Can Password Managers Be Hacked

Any software or cloud service can potentially be compromised. The real question is whether using one still leaves you better protected overall. In most cases, yes — because password reuse and weak passwords are such common failure points. NCSC’s position remains that password managers are a good thing, and FTC continues to advise their use for stronger password practices.

Does Autofill Help Or Hurt

It mostly helps, because it encourages long, unique passwords you do not need to type manually. NCSC lists autofill as one of the features that can improve security and usability. Still, users should stay alert on fake sites and phishing pages.

What Does NIST Say Indirectly About Password Managers

NIST’s authentication guidance says verifiers should allow paste functionality because that facilitates password manager use, which in many cases increases the likelihood that users choose stronger memorized secrets. That is a meaningful signal that password managers are considered compatible with stronger authentication practice.

Are They Good For Families And Normal Users, Or Only Experts

They are especially useful for normal users. Security agencies support them precisely because ordinary people cannot realistically remember dozens or hundreds of unique strong passwords. NCSC’s public-facing advice is aimed at everyday users, not just specialists.

What About Businesses

Businesses benefit too. CISA’s recent cybersecurity essentials for governments and businesses include requiring strong unique passwords and providing a password manager as a core security measure. FTC guidance for businesses also stresses strong, unique authentication practices rather than reused or shared credentials.

When Might A Password Manager Be A Bad Fit

It can be a poor fit if someone will not use it consistently, will choose a weak master password, or refuses to enable MFA. A tool that centralizes secrets without strong protection can create avoidable risk. So the danger is often not the concept itself, but weak setup and weak habits. This is a reasoned conclusion supported by the guidance on strong master passwords and MFA.

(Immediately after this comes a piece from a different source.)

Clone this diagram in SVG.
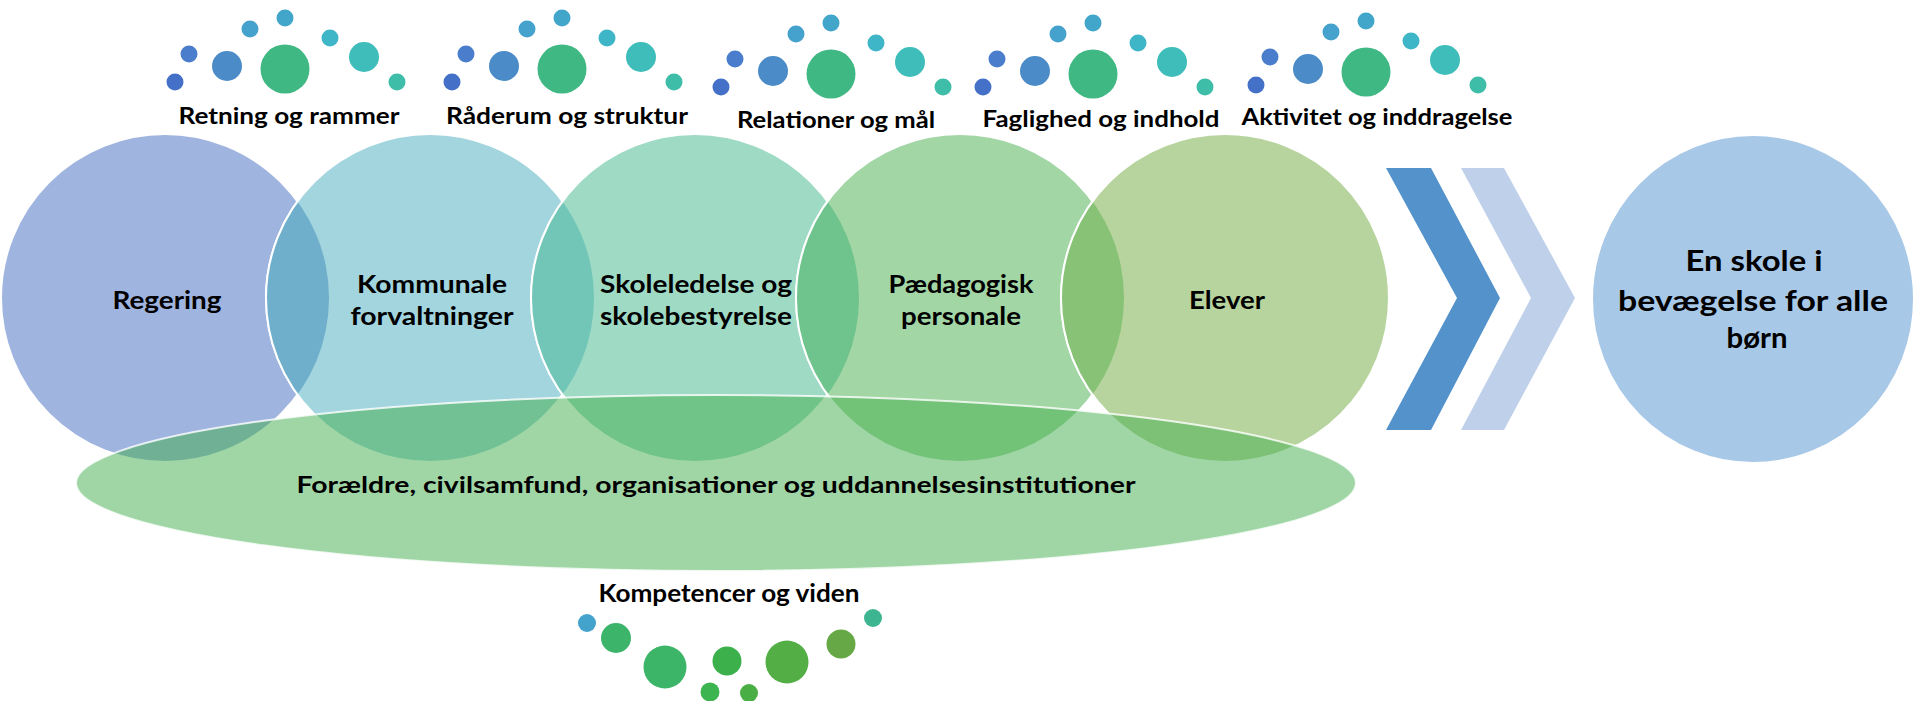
<svg xmlns="http://www.w3.org/2000/svg" xmlns:xlink="http://www.w3.org/1999/xlink" width="1915" height="701" viewBox="0 0 1915 701">
<style>
.lbl{font-family:Lato,"Liberation Sans",sans-serif;font-weight:700;fill:#000;text-anchor:middle}
.top{font-size:22px}
.node{font-size:25px}
.big{font-size:28px}
.ring{stroke:#fff;stroke-width:2}
</style>
<defs>
<clipPath id="clip1"><circle cx="165" cy="298" r="164"/></clipPath>
<clipPath id="clip2"><circle cx="430" cy="298" r="164"/></clipPath>
<clipPath id="clip3"><circle cx="695" cy="298" r="164"/></clipPath>
<clipPath id="clip4"><circle cx="960" cy="298" r="164"/></clipPath>
<g id="cluster">
<circle cx="-110" cy="13" r="8.5" fill="#4470C8"/>
<circle cx="-96" cy="-15" r="8.5" fill="#4A7ECC"/>
<circle cx="-58" cy="-3" r="15" fill="#4A8BC8"/>
<circle cx="-35" cy="-40" r="8.5" fill="#45A2CC"/>
<circle cx="0" cy="0" r="24.5" fill="#40B884"/>
<circle cx="0" cy="-51" r="8.5" fill="#42A6CA"/>
<circle cx="45" cy="-31" r="8.5" fill="#3FB6C8"/>
<circle cx="79" cy="-12" r="15" fill="#3EBDBA"/>
<circle cx="112" cy="13" r="8.5" fill="#3EBDA8"/>
</g>
</defs>
<rect width="1915" height="701" fill="#fff"/>

<g id="decorations-top">
<use xlink:href="#cluster" href="#cluster" x="285" y="69"/>
<use xlink:href="#cluster" href="#cluster" x="562" y="69"/>
<use xlink:href="#cluster" href="#cluster" x="831" y="74"/>
<use xlink:href="#cluster" href="#cluster" x="1093" y="74"/>
<use xlink:href="#cluster" href="#cluster" x="1366" y="72"/>
</g>

<g id="top-labels">
<text class="lbl top" x="289" y="124" textLength="221" lengthAdjust="spacingAndGlyphs">Retning og rammer</text>
<text class="lbl top" x="567" y="124" textLength="242" lengthAdjust="spacingAndGlyphs">Råderum og struktur</text>
<text class="lbl top" x="836" y="128" textLength="198" lengthAdjust="spacingAndGlyphs">Relationer og mål</text>
<text class="lbl top" x="1101" y="127" textLength="237" lengthAdjust="spacingAndGlyphs">Faglighed og indhold</text>
<text class="lbl top" x="1377" y="125" textLength="271" lengthAdjust="spacingAndGlyphs">Aktivitet og inddragelse</text>
</g>

<g id="node-regering">
<circle class="ring" cx="165" cy="298" r="164" fill="#9FB4DF"/>
</g>
<g id="node-kommunale">
<circle class="ring" cx="430" cy="298" r="164" fill="#A2D5DE"/>
<circle class="ring" cx="430" cy="298" r="164" fill="#6FAFCB" clip-path="url(#clip1)"/>
</g>
<g id="node-skoleledelse">
<circle class="ring" cx="695" cy="298" r="164" fill="#9FDAC5"/>
<circle class="ring" cx="695" cy="298" r="164" fill="#72C6B8" clip-path="url(#clip2)"/>
</g>
<g id="node-paedagogisk">
<circle class="ring" cx="960" cy="298" r="164" fill="#A2D6A5"/>
<circle class="ring" cx="960" cy="298" r="164" fill="#6FC38C" clip-path="url(#clip3)"/>
</g>
<g id="node-elever">
<circle class="ring" cx="1225" cy="298" r="164" fill="#B7D49E"/>
<circle class="ring" cx="1225" cy="298" r="164" fill="#88C276" clip-path="url(#clip4)"/>
</g>

<g id="node-foraeldre">
<ellipse cx="716" cy="483" rx="640" ry="88" fill="#41AD4B" fill-opacity="0.5" stroke="#fff" stroke-opacity="0.8" stroke-width="2"/>
<text class="lbl" x="716" y="493" font-size="23" textLength="839" lengthAdjust="spacingAndGlyphs">Forældre, civilsamfund, organisationer og uddannelsesinstitutioner</text>
</g>

<g id="node-labels">
<text class="lbl node" x="167" y="309" textLength="109" lengthAdjust="spacingAndGlyphs">Regering</text>
<text class="lbl node" x="432" y="293" textLength="150" lengthAdjust="spacingAndGlyphs">Kommunale</text>
<text class="lbl node" x="432" y="325" textLength="163" lengthAdjust="spacingAndGlyphs">forvaltninger</text>
<text class="lbl node" x="696" y="293" textLength="192" lengthAdjust="spacingAndGlyphs">Skoleledelse og</text>
<text class="lbl node" x="696" y="325" textLength="192" lengthAdjust="spacingAndGlyphs">skolebestyrelse</text>
<text class="lbl node" x="961" y="293" textLength="145" lengthAdjust="spacingAndGlyphs">Pædagogisk</text>
<text class="lbl node" x="961" y="325" textLength="120" lengthAdjust="spacingAndGlyphs">personale</text>
<text class="lbl node" x="1227" y="309" textLength="76" lengthAdjust="spacingAndGlyphs">Elever</text>
</g>

<g id="connectors">
<path d="M1386,168 L1431,168 L1500,298 L1431,430 L1386,430 L1457,298 Z" fill="#5392CB"/>
<path d="M1461,168 L1504,168 L1575,298 L1504,430 L1461,430 L1531,298 Z" fill="#BFD1EA"/>
</g>

<g id="node-skole">
<ellipse class="ring" cx="1753" cy="299" rx="161" ry="164" fill="#A8C8E8"/>
<text class="lbl big" x="1754" y="271" textLength="137" lengthAdjust="spacingAndGlyphs">En skole i</text>
<text class="lbl big" x="1753" y="311" textLength="270" lengthAdjust="spacingAndGlyphs">bevægelse for alle</text>
<text class="lbl big" x="1757" y="348" textLength="61" lengthAdjust="spacingAndGlyphs">børn</text>
</g>

<g id="kompetencer">
<text class="lbl" x="729" y="602" font-size="24" textLength="261" lengthAdjust="spacingAndGlyphs">Kompetencer og viden</text>
<circle cx="587" cy="623" r="9" fill="#44A3CC"/>
<circle cx="616" cy="638" r="15" fill="#3CB56A"/>
<circle cx="665" cy="667" r="21.5" fill="#3CB568"/>
<circle cx="710" cy="692" r="9.5" fill="#3CB550"/>
<circle cx="727" cy="661" r="14.5" fill="#3BB04B"/>
<circle cx="749" cy="693" r="9" fill="#49AE44"/>
<circle cx="787" cy="662" r="21.5" fill="#52AE45"/>
<circle cx="841" cy="644" r="14.5" fill="#66A845"/>
<circle cx="873" cy="618" r="9" fill="#3CB590"/>
</g>
</svg>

What Setup Is Safest In Practice

A strong setup usually looks like this:

a reputable password manager

a long unique master passphrase

MFA enabled on the vault

unique passwords for every account

updated devices and browsers

no sharing of the master password

careful attention to phishing
These steps follow the direction of the official guidance from NCSC, FTC, CISA, and NIST.

Are Passkeys Making Password Managers Less Important

Not yet. NCSC’s 2025 guidance discusses password managers and passkeys together, showing that both matter right now. Password managers still play an important role because many accounts continue to rely on passwords, and managers can also help users transition toward stronger login methods.

Final
Are Password Managers Safe Enough To Trust
Yes — if you use a reputable one correctly, a password manager is usually one of the safest choices available for everyday account security. Not because it is magical, but because it replaces one of the weakest parts of cybersecurity: human memory and human shortcuts. The most important truth is this: a password manager with a strong master passphrase and MFA is generally far safer than reused passwords spread across dozens of accounts.
"The safest password is often not the one you can remember easily, but the one you never need to remember at all because you entrusted it to a system built to carry that weight better than human habit."